As an actor with a serious reputation and a serious talent, it was refreshing that the first thing to come out of Murphy’s mouth when he went on stage to accept his best actor statuette was a joyful laugh.

Not someone usually given to public displays of emotion, it was clear how much winning an Oscar meant.

He may have been the frontrunner to win throughout awards season, but he was still “a little overwhelmed” to have the Oscar in his hand, he told the audience.

Declaring himself “a very proud Irishman” – the first Irish-born star to win best actor at the Oscars, in fact – he did then get serious.

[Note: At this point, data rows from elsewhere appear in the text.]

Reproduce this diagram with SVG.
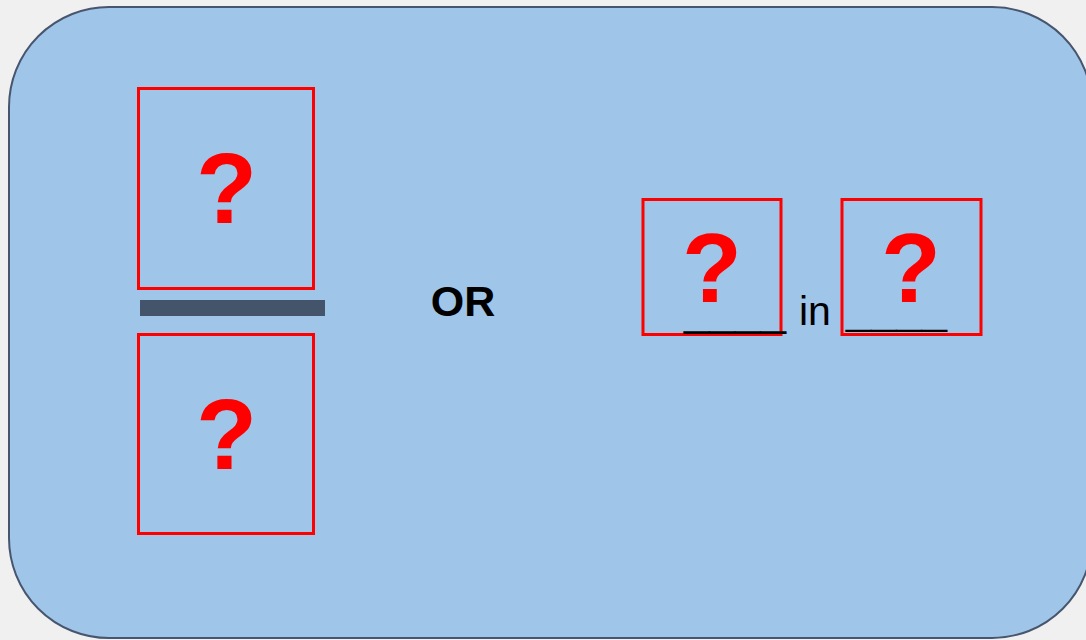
<svg xmlns="http://www.w3.org/2000/svg" width="1086" height="640" viewBox="0 0 1086 640">
  <style>
    .panel { fill: #9fc5e8; stroke: #47566e; stroke-width: 2; }
    .slot { fill: none; stroke: #ff0000; stroke-width: 3; }
    .q { font-family: "Liberation Sans", Arial, sans-serif; font-weight: bold; fill: #ff0000; text-anchor: middle; }
    .txt { font-family: "Liberation Sans", Arial, sans-serif; fill: #000000; }
  </style>
  <rect x="0" y="0" width="1086" height="640" fill="#f0f0f0"/>
  <!-- background panel -->
  <rect id="panel" class="panel" x="9" y="7" width="1083" height="631" rx="100" ry="100"/>

  <!-- fraction form: numerator over denominator -->
  <g id="numerator">
    <rect class="slot" x="138.5" y="88.5" width="175" height="200"/>
    <text class="q" x="226.5" y="223" font-size="100">?</text>
  </g>
  <g id="fraction-bar">
    <rect x="140" y="300" width="185" height="16" fill="#44546a"/>
  </g>
  <g id="denominator">
    <rect class="slot" x="138.5" y="334.5" width="175" height="199"/>
    <text class="q" x="226.5" y="469" font-size="100">?</text>
  </g>

  <g id="or-label">
    <text class="txt" x="463" y="316" font-size="43" font-weight="bold" text-anchor="middle">OR</text>
  </g>

  <!-- "__ in __" form -->
  <g id="part">
    <rect class="slot" x="643" y="199.5" width="138" height="135"/>
    <text class="q" x="712" y="302" font-size="98">?</text>
  </g>
  <g id="whole">
    <rect class="slot" x="842" y="199.5" width="139" height="135"/>
    <text class="q" x="911" y="302" font-size="98">?</text>
  </g>
  <g id="in-label">
    <text class="txt" x="684" y="326" font-size="42" textLength="102" lengthAdjust="spacingAndGlyphs">____</text>
    <text class="txt" x="799" y="325" font-size="41">in</text>
    <text class="txt" x="846" y="325" font-size="36" textLength="101" lengthAdjust="spacingAndGlyphs">____</text>
  </g>
</svg>
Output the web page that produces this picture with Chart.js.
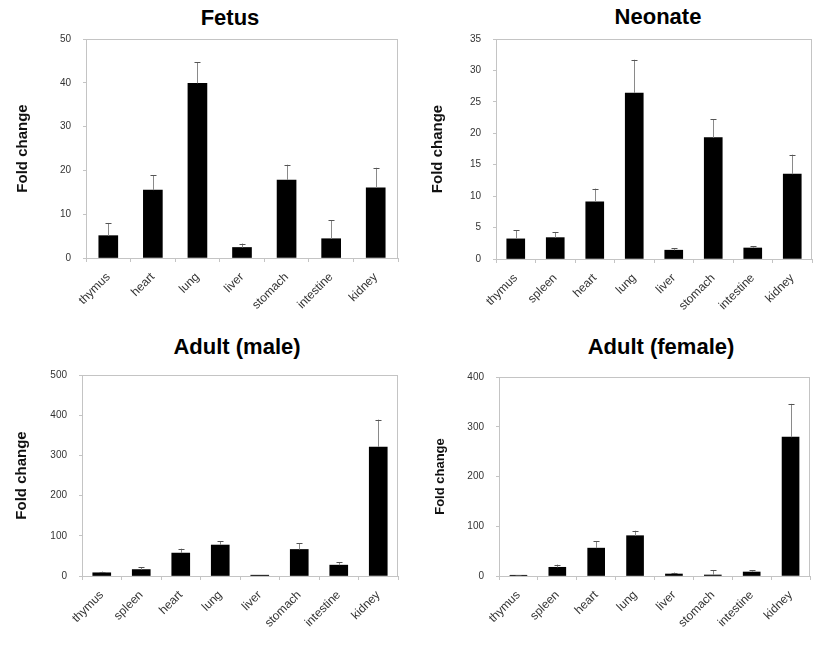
<!DOCTYPE html>
<html>
<head>
<meta charset="UTF-8">
<title>Fold change by tissue</title>
<script src="https://cdn.jsdelivr.net/npm/chart.js@4.4.0/dist/chart.umd.min.js"></script>
<style>
  body { margin: 0; background: #fff; }
  #wrap { position: relative; width: 827px; height: 646px; }
  canvas { position: absolute; }
  .ttl { position: absolute; font-family: Arial, "Liberation Sans", sans-serif; font-weight: bold;
         font-size: 22px; color: #000; transform: translateX(-50%); white-space: nowrap; }
</style>
</head>
<body>
<div id="wrap">
  <div class="ttl" style="left:230px; top:5px;">Fetus</div>
  <div class="ttl" style="left:658px; top:4px;">Neonate</div>
  <div class="ttl" style="left:237px; top:334px;">Adult (male)</div>
  <div class="ttl" style="left:661px; top:334px;">Adult (female)</div>
  <canvas id="c1" width="413" height="323" style="left:0; top:0;"></canvas>
  <canvas id="c2" width="414" height="323" style="left:413px; top:0;"></canvas>
  <canvas id="c3" width="413" height="323" style="left:0; top:323px;"></canvas>
  <canvas id="c4" width="414" height="323" style="left:413px; top:323px;"></canvas>
</div>
<script>
// tissues
const organs7 = ["thymus", "heart", "lung", "liver", "stomach", "intestine", "kidney"];
const organs8 = ["thymus", "spleen", "heart", "lung", "liver", "stomach", "intestine", "kidney"];

// means and upper error (SD)
const fetusMean = [5.1, 15.5, 39.9, 2.4, 17.8, 4.4, 16.0];
const fetusErr  = [2.9, 3.4, 4.8, 0.9, 3.5, 4.2, 4.6];
const neonateMean = [3.2, 3.4, 9.1, 26.4, 1.4, 19.3, 1.75, 13.5];
const neonateErr  = [1.4, 0.9, 2.1, 5.3, 0.3, 2.9, 0.25, 3.1];
const maleMean = [8, 16, 57, 77, 2, 66, 27, 321];
const maleErr  = [3, 6, 11, 10, 0, 16, 7, 68];
const femaleMean = [1.5, 17.5, 56, 81, 4, 2, 8, 279];
const femaleErr  = [0.5, 5.5, 14, 10, 3, 10, 4, 67];

// y axis ranges: min, max, step
const fetusTicks = [0, 50, 10];
const neonateTicks = [0, 35, 5];
const maleTicks = [0, 500, 100];
const femaleTicks = [0, 400, 100];

const FONT = 'Arial, "Liberation Sans", sans-serif';

// upper error bars + light frame round the plot
const errorBars = {
  id: 'errorBars',
  afterDatasetsDraw(chart) {
    const ctx = chart.ctx;
    const meta = chart.getDatasetMeta(0);
    const ys = chart.scales.y;
    const errs = chart.options.plugins.errorBars.errs;
    const vals = chart.data.datasets[0].data;
    ctx.save();
    ctx.lineWidth = 1;
    meta.data.forEach((bar, i) => {
      if (!errs[i]) return;
      const x = Math.round(bar.x) + 0.5;
      const top = ys.getPixelForValue(vals[i] + errs[i]);
      ctx.strokeStyle = '#8a8a8a';
      ctx.beginPath();
      ctx.moveTo(x, bar.y);
      ctx.lineTo(x, top);
      ctx.stroke();
      ctx.strokeStyle = '#555';
      ctx.beginPath();
      ctx.moveTo(x - 3, Math.round(top) + 0.5);
      ctx.lineTo(x + 3, Math.round(top) + 0.5);
      ctx.stroke();
    });
    const a = chart.chartArea;
    ctx.strokeStyle = '#c4c4c4';
    ctx.strokeRect(a.left + 0.5, a.top + 0.5, a.right - a.left - 1, a.bottom - a.top);
    ctx.restore();
  }
};

function makeChart(id, labels, mean, errs, range, g) {
  new Chart(document.getElementById(id), {
    type: 'bar',
    data: {
      labels: labels,
      datasets: [{
        data: mean,
        backgroundColor: '#000',
        borderWidth: 0,
        barThickness: g.bar
      }]
    },
    options: {
      responsive: false,
      animation: false,
      devicePixelRatio: 1,
      layout: { padding: { left: g.padL, right: g.padR, top: g.top, bottom: 0 } },
      plugins: {
        legend: { display: false },
        tooltip: { enabled: false },
        errorBars: { errs: errs }
      },
      scales: {
        x: {
          grid: { drawOnChartArea: false, tickLength: 4, color: '#c4c4c4' },
          border: { color: '#c4c4c4' },
          ticks: { maxRotation: 45, minRotation: 45, padding: 8, color: '#333', font: { family: FONT, size: 12 } },
          afterFit(s) { s.height = g.xh; }
        },
        y: {
          min: range[0], max: range[1],
          grid: { drawOnChartArea: false, tickLength: 3, color: '#c4c4c4' },
          border: { color: '#c4c4c4' },
          ticks: { stepSize: range[2], padding: 12, color: '#333', font: { family: FONT, size: 10 } },
          title: { display: true, text: 'Fold change', color: '#111',
                   padding: { top: g.ttlPad, bottom: 0 }, font: { family: FONT, size: g.ttlSize, weight: 'bold' } },
          afterFit(s) { s.width = g.yw; }
        }
      }
    },
    plugins: [errorBars]
  });
}

makeChart('c1', organs7, fetusMean, fetusErr, fetusTicks,
  { padL: 6, padR: 15, top: 39, xh: 65, yw: 80, bar: 19, ttlPad: 8, ttlSize: 15 });
makeChart('c2', organs8, neonateMean, neonateErr, neonateTicks,
  { padL: 6, padR: 15, top: 39, xh: 64, yw: 77, bar: 18, ttlPad: 10, ttlSize: 15 });
makeChart('c3', organs8, maleMean, maleErr, maleTicks,
  { padL: 6, padR: 15, top: 52, xh: 70, yw: 76, bar: 18, ttlPad: 7, ttlSize: 15 });
makeChart('c4', organs8, femaleMean, femaleErr, femaleTicks,
  { padL: 6, padR: 17, top: 54, xh: 70, yw: 80, bar: 17, ttlPad: 14, ttlSize: 13 });
</script>
</body>
</html>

Cillian Murphy at the OscarsIMAGE SOURCE,EPA
Image caption,

It was Murphy’s first Oscar nomination and his first win

Clearly conscious of his winning role as J Robert Oppenheimer, the US theoretical physicist whose work gave humanity the potential for nuclear annihilation, he dedicated the award to “the peacemakers everywhere”.

As ITV’s Oscars night host Jonathan Ross said, it was “nice for him to use that moment to point out that we are living in a world which is forever changed by what that film’s about”.

Ross added: “That’s one of the problems I had with the film, that it sort of lionised that man without really forcing the audience to look at what he’d done, even though he was going through that anguish.”

Although the early part of the film focuses on the creation and development of the atomic bomb, the last hour sees Oppenheimer grappling with what he’s done, as he comes to terms with the many lives lost as a result of his work.

“This is actually a very human story,” Murphy told BBC culture editor Katie Razzall last month.

“And if you think about the sort of dilemmas they were wrestling with at the time, they are the biggest, most profound, most paradoxical, most important kind of moral dilemmas that we’re still wrestling with as a race and as the world.”